## Begin Extracted entries

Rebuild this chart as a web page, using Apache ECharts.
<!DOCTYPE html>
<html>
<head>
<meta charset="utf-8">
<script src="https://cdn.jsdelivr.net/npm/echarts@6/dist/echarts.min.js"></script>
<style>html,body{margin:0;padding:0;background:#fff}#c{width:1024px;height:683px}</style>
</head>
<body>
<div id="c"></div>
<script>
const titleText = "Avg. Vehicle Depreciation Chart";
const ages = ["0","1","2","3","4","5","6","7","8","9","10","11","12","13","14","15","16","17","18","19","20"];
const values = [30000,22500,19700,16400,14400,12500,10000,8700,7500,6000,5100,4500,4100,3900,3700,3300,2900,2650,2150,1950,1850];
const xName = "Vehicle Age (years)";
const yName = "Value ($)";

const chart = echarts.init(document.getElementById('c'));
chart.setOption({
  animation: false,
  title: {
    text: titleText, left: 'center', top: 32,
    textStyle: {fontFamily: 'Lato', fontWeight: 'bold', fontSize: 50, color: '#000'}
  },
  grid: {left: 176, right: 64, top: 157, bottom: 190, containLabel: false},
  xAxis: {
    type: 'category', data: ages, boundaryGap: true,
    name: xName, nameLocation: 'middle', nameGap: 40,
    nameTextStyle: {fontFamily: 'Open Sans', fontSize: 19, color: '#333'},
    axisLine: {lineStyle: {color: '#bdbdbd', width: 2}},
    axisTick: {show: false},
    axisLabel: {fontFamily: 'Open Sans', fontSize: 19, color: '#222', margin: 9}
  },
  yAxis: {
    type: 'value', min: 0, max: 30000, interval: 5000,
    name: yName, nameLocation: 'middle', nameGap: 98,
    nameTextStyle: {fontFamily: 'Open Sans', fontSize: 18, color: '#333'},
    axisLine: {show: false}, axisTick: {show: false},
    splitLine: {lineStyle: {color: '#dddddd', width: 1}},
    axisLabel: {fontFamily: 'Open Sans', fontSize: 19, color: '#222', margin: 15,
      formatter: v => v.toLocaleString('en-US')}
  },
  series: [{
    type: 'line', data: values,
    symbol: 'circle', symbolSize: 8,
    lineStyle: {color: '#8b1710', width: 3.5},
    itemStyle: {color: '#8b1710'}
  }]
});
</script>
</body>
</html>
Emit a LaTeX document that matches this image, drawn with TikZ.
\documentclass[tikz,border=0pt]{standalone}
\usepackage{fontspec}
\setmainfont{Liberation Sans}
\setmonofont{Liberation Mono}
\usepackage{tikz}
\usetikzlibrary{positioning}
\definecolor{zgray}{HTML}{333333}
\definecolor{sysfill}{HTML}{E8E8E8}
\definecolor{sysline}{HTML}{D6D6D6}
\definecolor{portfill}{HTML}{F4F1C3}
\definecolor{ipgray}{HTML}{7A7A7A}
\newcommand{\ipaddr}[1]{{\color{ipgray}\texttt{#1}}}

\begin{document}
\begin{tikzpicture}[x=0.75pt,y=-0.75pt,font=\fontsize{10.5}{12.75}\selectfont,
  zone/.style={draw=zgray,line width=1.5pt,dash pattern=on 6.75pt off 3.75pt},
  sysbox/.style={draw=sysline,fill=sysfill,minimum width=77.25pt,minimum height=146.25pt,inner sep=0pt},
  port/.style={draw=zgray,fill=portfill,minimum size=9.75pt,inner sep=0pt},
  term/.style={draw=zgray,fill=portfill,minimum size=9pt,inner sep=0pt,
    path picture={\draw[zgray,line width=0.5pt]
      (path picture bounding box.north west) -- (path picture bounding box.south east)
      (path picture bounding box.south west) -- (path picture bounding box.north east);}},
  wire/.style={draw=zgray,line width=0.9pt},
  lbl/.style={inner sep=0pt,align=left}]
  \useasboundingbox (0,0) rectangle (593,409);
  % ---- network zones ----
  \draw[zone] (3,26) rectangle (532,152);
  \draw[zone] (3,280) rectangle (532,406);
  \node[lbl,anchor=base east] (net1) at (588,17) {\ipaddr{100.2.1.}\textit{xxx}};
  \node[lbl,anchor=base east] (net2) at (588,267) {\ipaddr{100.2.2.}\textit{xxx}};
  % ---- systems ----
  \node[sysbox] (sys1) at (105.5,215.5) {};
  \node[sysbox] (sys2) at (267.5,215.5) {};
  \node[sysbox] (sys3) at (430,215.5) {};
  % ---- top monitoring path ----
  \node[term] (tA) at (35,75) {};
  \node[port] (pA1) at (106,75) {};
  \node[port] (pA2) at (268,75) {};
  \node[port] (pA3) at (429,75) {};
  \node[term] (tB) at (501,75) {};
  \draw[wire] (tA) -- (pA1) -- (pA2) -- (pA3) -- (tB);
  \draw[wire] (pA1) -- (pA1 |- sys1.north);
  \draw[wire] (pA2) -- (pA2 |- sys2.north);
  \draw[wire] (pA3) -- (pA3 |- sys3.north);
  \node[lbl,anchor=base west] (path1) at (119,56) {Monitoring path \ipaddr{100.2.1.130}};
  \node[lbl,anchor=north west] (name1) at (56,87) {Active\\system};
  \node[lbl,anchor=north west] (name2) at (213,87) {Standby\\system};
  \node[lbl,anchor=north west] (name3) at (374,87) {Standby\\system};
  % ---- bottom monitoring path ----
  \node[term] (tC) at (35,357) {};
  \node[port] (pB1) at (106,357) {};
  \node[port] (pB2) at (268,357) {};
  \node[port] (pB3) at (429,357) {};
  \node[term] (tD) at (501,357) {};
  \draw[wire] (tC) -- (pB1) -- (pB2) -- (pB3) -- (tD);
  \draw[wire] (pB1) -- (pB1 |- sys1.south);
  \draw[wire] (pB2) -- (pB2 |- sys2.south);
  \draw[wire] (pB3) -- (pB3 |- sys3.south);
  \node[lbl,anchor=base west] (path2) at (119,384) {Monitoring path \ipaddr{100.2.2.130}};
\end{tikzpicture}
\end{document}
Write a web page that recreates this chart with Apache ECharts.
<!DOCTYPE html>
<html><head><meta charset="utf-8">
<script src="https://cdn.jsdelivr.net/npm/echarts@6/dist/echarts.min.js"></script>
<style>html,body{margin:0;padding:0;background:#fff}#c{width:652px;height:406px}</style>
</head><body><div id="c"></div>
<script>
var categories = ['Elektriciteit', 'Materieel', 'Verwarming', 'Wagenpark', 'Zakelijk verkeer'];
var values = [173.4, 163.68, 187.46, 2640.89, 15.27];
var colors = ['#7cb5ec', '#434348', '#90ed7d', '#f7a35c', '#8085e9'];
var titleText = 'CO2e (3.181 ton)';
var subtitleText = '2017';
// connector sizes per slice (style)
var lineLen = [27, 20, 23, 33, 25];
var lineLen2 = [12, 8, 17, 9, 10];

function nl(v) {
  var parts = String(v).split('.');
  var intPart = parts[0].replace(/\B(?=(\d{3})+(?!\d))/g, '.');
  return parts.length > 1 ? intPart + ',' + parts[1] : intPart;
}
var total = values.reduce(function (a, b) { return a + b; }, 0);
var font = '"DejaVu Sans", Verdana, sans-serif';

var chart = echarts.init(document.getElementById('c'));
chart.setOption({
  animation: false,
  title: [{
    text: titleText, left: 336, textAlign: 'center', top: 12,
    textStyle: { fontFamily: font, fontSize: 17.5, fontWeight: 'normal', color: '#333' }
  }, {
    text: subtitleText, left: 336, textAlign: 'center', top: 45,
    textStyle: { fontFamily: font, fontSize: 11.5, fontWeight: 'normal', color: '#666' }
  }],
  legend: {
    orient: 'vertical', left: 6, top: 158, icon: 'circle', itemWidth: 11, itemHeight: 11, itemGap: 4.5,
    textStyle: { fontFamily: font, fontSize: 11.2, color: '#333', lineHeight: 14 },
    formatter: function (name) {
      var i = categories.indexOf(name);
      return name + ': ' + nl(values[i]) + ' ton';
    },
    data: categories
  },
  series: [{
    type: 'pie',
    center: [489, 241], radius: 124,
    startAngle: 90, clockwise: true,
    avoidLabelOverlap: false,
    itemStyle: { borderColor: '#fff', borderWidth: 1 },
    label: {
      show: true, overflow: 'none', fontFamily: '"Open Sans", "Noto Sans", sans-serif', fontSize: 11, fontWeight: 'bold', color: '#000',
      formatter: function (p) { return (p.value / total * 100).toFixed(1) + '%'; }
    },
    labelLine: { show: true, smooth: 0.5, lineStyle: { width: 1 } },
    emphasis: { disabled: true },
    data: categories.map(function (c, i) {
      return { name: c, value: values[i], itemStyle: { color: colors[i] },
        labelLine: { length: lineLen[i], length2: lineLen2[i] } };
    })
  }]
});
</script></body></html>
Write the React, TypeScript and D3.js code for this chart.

## End Extracted entries

◆ **Required task**
Pick out the lines containing the string "page".

◆ **Response**
Rebuild this chart as a web page, using Apache ECharts.
Write a web page that recreates this chart with Apache ECharts.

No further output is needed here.